Fitzharris is a gifted multi-instrumentalist from County Laois. He won the senior All-Ireland concertina competition in 2009 and then the senior All-Ireland in flute in 2012. Fitzharris, too, has toured widely and is in demand both as a performer and as a teacher. Both musicians have unassailable bona fides, really, and have been at it, honing their shared music, ever since first meeting at a session at the Ennis Trad Fest in 2012.

The articulation between the two musicians is the story here. Both play with rich, powerful tone and a oneness in execution that yields a very transparent expression of the tradition. You hear this on the album’s opening set of reels “Rooney’s / Sound Man, Eamonn” and the jigs “Paddy In London / Jackie Smalls / The Reaper,” where the two musicians settle into some familiar dance rhythms with style and superb lift.
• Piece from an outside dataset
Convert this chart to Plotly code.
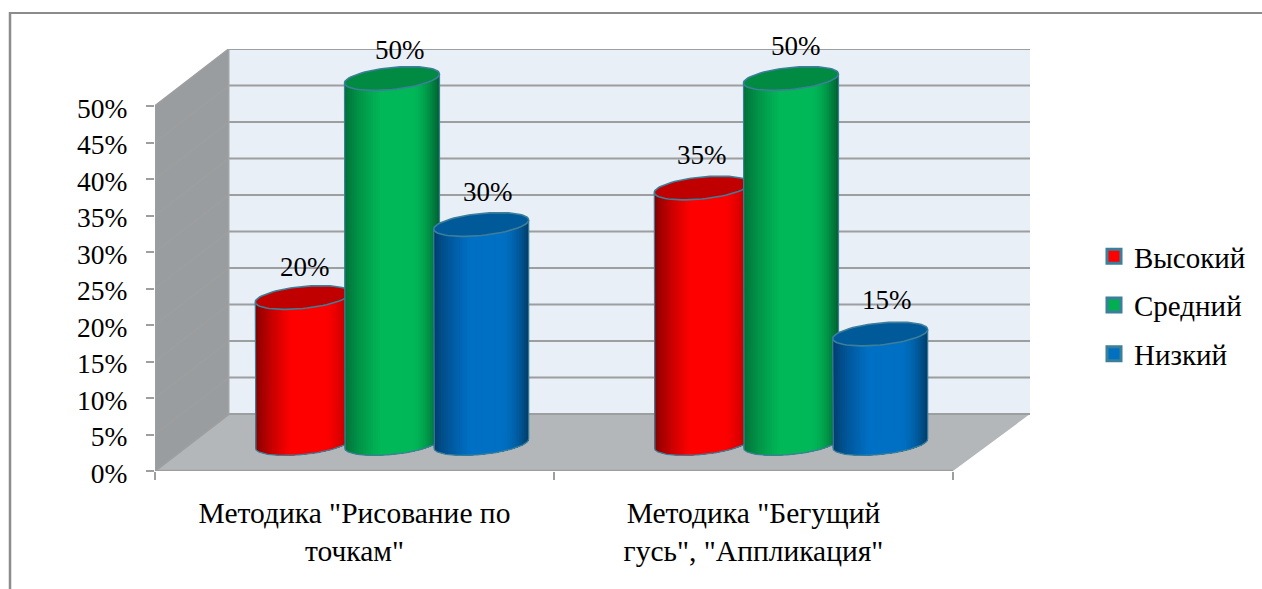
import numpy as np
import plotly.graph_objects as go

categories = ['Методика "Рисование по<br>точкам"', 'Методика "Бегущий<br>гусь", "Аппликация"']
series_names = ["Высокий", "Средний", "Низкий"]
vysokiy = [20, 35]
sredniy = [50, 50]
nizkiy = [30, 15]
y_ticks = [0, 5, 10, 15, 20, 25, 30, 35, 40, 45, 50]

# --- style / layout constants ---
W, H = 1262, 589
L, R, T, B = 155, 1030, 49, 471
PX_X = 399.0        # pixels per category
PX_Y = 7.3          # pixels per percent
X_MAX = (R - L) / PX_X
Y_MAX = (B - T) / PX_Y
DEPTH_X = 74 / PX_X
DEPTH_Y = (B - 414) / PX_Y
CYL_BASE = (B - 443.5) / PX_Y
CYL_A = 47.5 / PX_X
CYL_B = 11 / PX_Y
CYL_SKEW = 0.095 * PX_X / PX_Y   # value units per category unit
CYL_STEP = 89.2 / PX_X
GROUP_OFF = 37.5 / PX_X
N_STRIP = 40
FONT = "Liberation Serif"
OUTLINE = "#3B7F9A"
GRID = "#9C9E9F"
styles = [
    dict(dark="#7A0000", mid="#FF0000", edge="#B00000", top="#C00000", flat="#FF0000"),
    dict(dark="#006B36", mid="#00B858", edge="#006030", top="#008A42", flat="#00B050"),
    dict(dark="#003A68", mid="#0070C4", edge="#003E6A", top="#005A9A", flat="#0070C0"),
]
LABEL_NUDGE_X = [[2, 0], [8, 5], [7, 7]]
LABEL_LIFT = [[31, 33], [29, 33], [33, 34]]


def rgb(h):
    return np.array([int(h[i:i + 2], 16) for i in (1, 3, 5)], float)


def shade(st, u):
    # u in 0..1 across the cylinder
    if u < 0.38:
        f = (u / 0.38) ** 0.7
        c = rgb(st["dark"]) * (1 - f) + rgb(st["mid"]) * f
    elif u < 0.72:
        c = rgb(st["mid"])
    else:
        f = ((u - 0.72) / 0.28) ** 1.6
        c = rgb(st["mid"]) * (1 - f) + rgb(st["edge"]) * f
    return "rgb(%d,%d,%d)" % tuple(c)


fig = go.Figure()


def poly(x, y, fill, line=None, lw=0, mode="lines"):
    fig.add_trace(go.Scatter(x=x, y=y, mode=mode, fill="toself" if fill else None, fillcolor=fill,
                             line=dict(color=line or "rgba(0,0,0,0)", width=lw),
                             hoverinfo="skip", showlegend=False, cliponaxis=False))


# walls
poly([DEPTH_X, X_MAX, X_MAX, DEPTH_X, DEPTH_X],
     [DEPTH_Y, DEPTH_Y, Y_MAX, Y_MAX, DEPTH_Y], "#E9EFF7")
poly([0, DEPTH_X, DEPTH_X, 0, 0], [0, DEPTH_Y, Y_MAX, 50, 0], "#9A9D9F")
poly([0, DEPTH_X, X_MAX, 2, 0], [0, DEPTH_Y, DEPTH_Y, 0, 0], "#B4B7BA")

# grid lines
for v in y_ticks:
    poly([0, DEPTH_X, X_MAX], [v, v + DEPTH_Y, v + DEPTH_Y], None, GRID, 2)
poly([0, 0], [0, 50], None, GRID, 2)
poly([DEPTH_X, DEPTH_X], [DEPTH_Y, Y_MAX], None, "#A8AAAC", 1)
poly([0, 2], [0, 0], None, GRID, 2.5)

# cylinders
all_values = [vysokiy, sredniy, nizkiy]
t = np.linspace(0, 2 * np.pi, 73)
arc_all = np.linspace(np.pi, 2 * np.pi, 81)
for s, (vals, st) in enumerate(zip(all_values, styles)):
    for g, v in enumerate(vals):
        cx = g + 0.5 + GROUP_OFF + (s - 1) * CYL_STEP
        edges = np.linspace(-1, 1, N_STRIP + 1)
        for e0 in edges[:-1]:
            # every strip reaches to the right edge; the next one paints over it, so no seams appear
            m = arc_all[np.cos(arc_all) >= e0]
            ax = CYL_A * np.cos(m)
            lx = np.concatenate([[e0 * CYL_A], ax])
            ly = np.concatenate([[CYL_SKEW * e0 * CYL_A - CYL_B * np.sqrt(max(0, 1 - e0 ** 2))],
                                 CYL_SKEW * ax + CYL_B * np.sin(m)])
            px = np.concatenate([cx + lx, [cx + CYL_A, cx + e0 * CYL_A, cx + lx[0]]])
            py = np.concatenate([CYL_BASE + ly,
                                 [CYL_BASE + v + CYL_SKEW * CYL_A,
                                  CYL_BASE + v + CYL_SKEW * e0 * CYL_A, CYL_BASE + ly[0]]])
            col = shade(st, (e0 + 1 / N_STRIP + 1) / 2)
            poly(px, py, col)
        # side and bottom outline
        ax = CYL_A * np.cos(arc_all)
        ay = CYL_BASE + CYL_SKEW * ax + CYL_B * np.sin(arc_all)
        ox = np.concatenate([[cx - CYL_A], cx + ax, [cx + CYL_A]])
        oy = np.concatenate([[CYL_BASE + v - CYL_SKEW * CYL_A], ay, [CYL_BASE + v + CYL_SKEW * CYL_A]])
        poly(ox, oy, None, OUTLINE, 1.2)
        # top ellipse
        ex = CYL_A * np.cos(t)
        ey = CYL_BASE + v + CYL_SKEW * ex + CYL_B * np.sin(t)
        poly(cx + ex, ey, st["top"], OUTLINE, 1.6)

# legend entries
for name, st in zip(series_names, styles):
    fig.add_trace(go.Scatter(x=[None], y=[None], mode="markers", name=name, legendgroup=name,
                             marker=dict(symbol="square", size=14, color=st["flat"],
                                         line=dict(color=OUTLINE, width=3))))

annotations = []
for s, vals in enumerate(all_values):
    for g, v in enumerate(vals):
        annotations.append(dict(
            x=g + 0.5 + GROUP_OFF + (s - 1) * CYL_STEP, y=CYL_BASE + v, xref="x", yref="y",
            text=f"{v}%", showarrow=False, xshift=LABEL_NUDGE_X[s][g], yshift=LABEL_LIFT[s][g],
            font=dict(family=FONT, size=27, color="black")))


def px_x(p):
    return (p - L) / (R - L)


def px_y(p):
    return (B - p) / (B - T)


fig.update_layout(
    width=W, height=H, paper_bgcolor="white", plot_bgcolor="rgba(0,0,0,0)",
    margin=dict(l=L, r=W - R, t=T, b=H - B, autoexpand=False),
    font=dict(family=FONT, size=27, color="black"),
    annotations=annotations,
    shapes=[
        dict(type="line", xref="paper", yref="paper", x0=px_x(9), x1=px_x(W), y0=px_y(13), y1=px_y(13),
             line=dict(color="#8C8C8C", width=2)),
        dict(type="line", xref="paper", yref="paper", x0=px_x(10), x1=px_x(10), y0=px_y(12), y1=px_y(H),
             line=dict(color="#8C8C8C", width=2.5)),
    ],
    xaxis=dict(range=[0, X_MAX], tickmode="array", tickvals=[0.5, 1.5], ticktext=categories,
               showgrid=False, zeroline=False, showline=False, ticks="", ticklabelstandoff=21,
               tickangle=0, tickfont=dict(family=FONT, size=29.5),
               minor=dict(tickmode="array", tickvals=[0, 1, 2], ticks="outside", ticklen=8, tickwidth=2,
                          tickcolor=GRID, showgrid=False)),
    yaxis=dict(range=[0, Y_MAX], tickmode="array", tickvals=y_ticks, ticktext=[f"{v}%" for v in y_ticks],
               showgrid=False, zeroline=False, showline=False, ticks="outside", ticklen=8, tickwidth=2,
               tickcolor=GRID, ticklabelstandoff=13, ticklabelshift=2, tickfont=dict(family=FONT, size=27.5)),
    showlegend=True,
    legend=dict(x=px_x(1094), y=px_y(231), xanchor="left", yanchor="top", tracegroupgap=8,
                bgcolor="rgba(0,0,0,0)", font=dict(family=FONT, size=29), itemclick=False),
)

fig.write_html("out.html", config=dict(displayModeBar=False),
               post_script="document.body.style.margin='0';")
There’s nothing to not like about them.

The album indeed has many, many rich tracks to speak of. McCague, for example, makes the most of a pair of hornpipes, “It May Well Be / The Monaghan Fiddler.” The former a composition of McCague’s and the latter one of box player Johnny Óg Connolly’s, the tunes are distinctive and McCague delivers them with charm and fabulous style. The same can be said about the polkas “The Recreational Team / The Ewe,” a couple of excellent and memorable tunes (the first of which is another of McCague composition) that the two men make good time with. Then there’s Fitzharris’s delivery of “The Flower Of The Flock,” which is stirring and a perfect lead in to the full group playing of Micho Russell’s version of “The Masons Apron.” Lovely stuff.
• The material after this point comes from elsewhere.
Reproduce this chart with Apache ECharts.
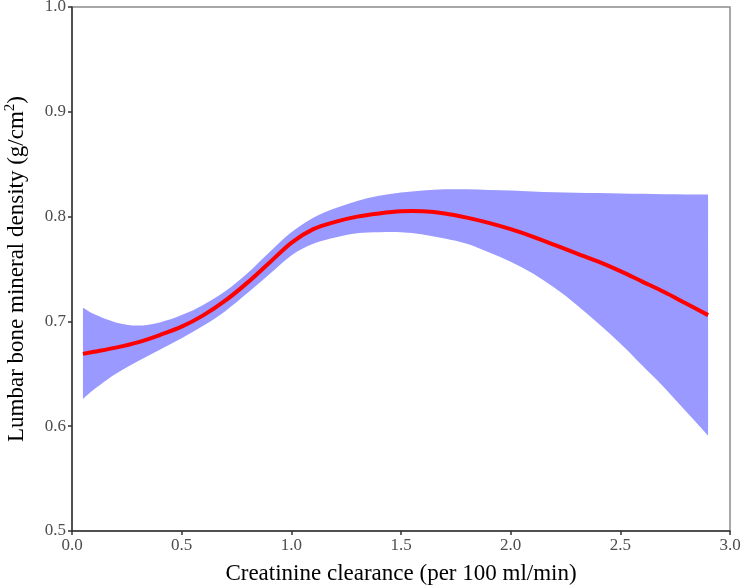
<!DOCTYPE html>
<html>
<head>
<meta charset="utf-8">
<script src="https://cdn.jsdelivr.net/npm/echarts@6/dist/echarts.min.js"></script>
<style>
  html, body { margin: 0; padding: 0; background: #fff; }
  #main { width: 742px; height: 588px; }
</style>
</head>
<body>
<div id="main"></div>
<script>
// creatinine clearance (per 100 ml/min)
var xs = [0.05, 0.1, 0.2, 0.3, 0.4, 0.5, 0.6, 0.7, 0.8, 0.9, 1.0, 1.1, 1.2, 1.3, 1.4, 1.5,
  1.6, 1.7, 1.8, 1.9, 2.0, 2.1, 2.2, 2.3, 2.4, 2.5, 2.6, 2.7, 2.8, 2.9];
// fitted lumbar BMD
var fit = [0.669, 0.671, 0.675, 0.680, 0.687, 0.695, 0.706, 0.720, 0.737, 0.756, 0.775, 0.788,
  0.795, 0.800, 0.803, 0.805, 0.805, 0.803, 0.799, 0.794, 0.788, 0.781, 0.773, 0.765, 0.757,
  0.748, 0.738, 0.728, 0.717, 0.706];
// 95% CI
var upper = [0.713, 0.707, 0.699, 0.696, 0.699, 0.706, 0.716, 0.729, 0.746, 0.766, 0.785, 0.799,
  0.808, 0.815, 0.820, 0.823, 0.825, 0.826, 0.826, 0.8255, 0.8248, 0.824, 0.8233, 0.8228, 0.8224,
  0.822, 0.8217, 0.8214, 0.8212, 0.821];
var lower = [0.626, 0.635, 0.650, 0.662, 0.673, 0.684, 0.696, 0.710, 0.727, 0.745, 0.763, 0.774,
  0.780, 0.784, 0.785, 0.785, 0.783, 0.779, 0.774, 0.766, 0.757, 0.746, 0.732, 0.716, 0.698,
  0.679, 0.658, 0.637, 0.614, 0.591];

var xTicks = [0, 3, 0.5];
var yTicks = [0.5, 1.0, 0.1];

var chart = echarts.init(document.getElementById('main'));

var font = '"Liberation Serif", "DejaVu Serif", serif';

// catmull-rom curve through screen points, as svg path commands
function curve(pts) {
  var d = '';
  for (var i = 0; i < pts.length - 1; i++) {
    var p0 = pts[Math.max(i - 1, 0)], p1 = pts[i], p2 = pts[i + 1];
    var p3 = pts[Math.min(i + 2, pts.length - 1)];
    var c1 = [p1[0] + (p2[0] - p0[0]) / 6, p1[1] + (p2[1] - p0[1]) / 6];
    var c2 = [p2[0] - (p3[0] - p1[0]) / 6, p2[1] - (p3[1] - p1[1]) / 6];
    d += ' C' + c1[0] + ',' + c1[1] + ' ' + c2[0] + ',' + c2[1] + ' ' + p2[0] + ',' + p2[1];
  }
  return d;
}

function toPts(api, ys) {
  return xs.map(function (x, i) { return api.coord([x, ys[i]]); });
}

function renderBand(params, api) {
  if (params.dataIndex !== 0) return;
  var up = toPts(api, upper);
  var lo = toPts(api, lower).reverse();
  var d = 'M' + up[0][0] + ',' + up[0][1] + curve(up) +
    ' L' + lo[0][0] + ',' + lo[0][1] + curve(lo) + ' Z';
  return {
    type: 'path',
    shape: { pathData: d },
    style: { fill: '#9999ff', stroke: null }
  };
}

function renderFit(params, api) {
  if (params.dataIndex !== 0) return;
  var p = toPts(api, fit);
  return {
    type: 'path',
    shape: { pathData: 'M' + p[0][0] + ',' + p[0][1] + curve(p) },
    style: { fill: null, stroke: '#ff0000', lineWidth: 4, lineJoin: 'round' }
  };
}

var option = {
  animation: false,
  grid: {
    left: 72,
    right: 12,
    top: 7,
    bottom: 57,
    containLabel: false,
    outerBoundsMode: 'none',
    show: true,
    borderColor: '#8c8c8c',
    borderWidth: 1.5
  },
  xAxis: {
    type: 'value',
    z: 10,
    min: xTicks[0],
    max: xTicks[1],
    interval: xTicks[2],
    name: 'Creatinine clearance (per 100 ml/min)',
    nameLocation: 'middle',
    nameGap: 31,
    nameTextStyle: { fontFamily: font, fontSize: 23, color: '#000' },
    axisLine: { lineStyle: { color: '#333', width: 1.5 } },
    axisTick: { length: 4, lineStyle: { color: '#333', width: 1.5 } },
    axisLabel: {
      fontFamily: font, fontSize: 17, color: '#4d4d4d', margin: 6,
      formatter: function (v) { return v.toFixed(1); }
    },
    splitLine: { show: false }
  },
  yAxis: {
    type: 'value',
    z: 10,
    min: yTicks[0],
    max: yTicks[1],
    interval: yTicks[2],
    name: 'Lumbar bone mineral density (g/cm{sup|2})',
    nameLocation: 'middle',
    nameGap: 42,
    nameTextStyle: {
      fontFamily: font, fontSize: 23, color: '#000',
      rich: {
        sup: { fontFamily: font, fontSize: 15, color: '#000', padding: [0, 0, 12, 0] }
      }
    },
    axisLine: { show: true, lineStyle: { color: '#333', width: 1.5 } },
    axisTick: { show: true, length: 4, lineStyle: { color: '#333', width: 1.5 } },
    axisLabel: {
      fontFamily: font, fontSize: 17, color: '#4d4d4d', margin: 6,
      formatter: function (v) { return v.toFixed(1); }
    },
    splitLine: { show: false }
  },
  series: [
    {
      name: 'ci',
      type: 'custom',
      renderItem: renderBand,
      data: [[xs[0], upper[0]]],
      silent: true,
      z: 2
    },
    {
      name: 'fit',
      type: 'custom',
      renderItem: renderFit,
      data: [[xs[0], fit[0]]],
      silent: true,
      z: 5
    }
  ]
};

chart.setOption(option);
</script>
</body>
</html>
“The Bank of Turf” is an album that fans of traditional music will be very excited to hear. Fitzharris and McCague have a fierce chemistry that is well expressed and don’t just take my word for it, the guys got Frankie Gavin, Matt Molloy and Bryan Rooney each to write a glowing testimonial for the liner notes. There’s good reason why this would have happened. Although McCague and Fitzharris come at the tunes here slightly differently, their respect for the music and emphasis on rhythm and tone reminds me of an album like Mike Rafferty and Willie Kelly’s work on “The New Broom.” It’s full of lovely playing and it’s extremely enjoyable to listen to – definitely one for the collection. “The Bank of Turf” is available for preview and download on Bandcamp (donalandtommy.bandcamp.com) wherever the finest traditional music CDs are sold.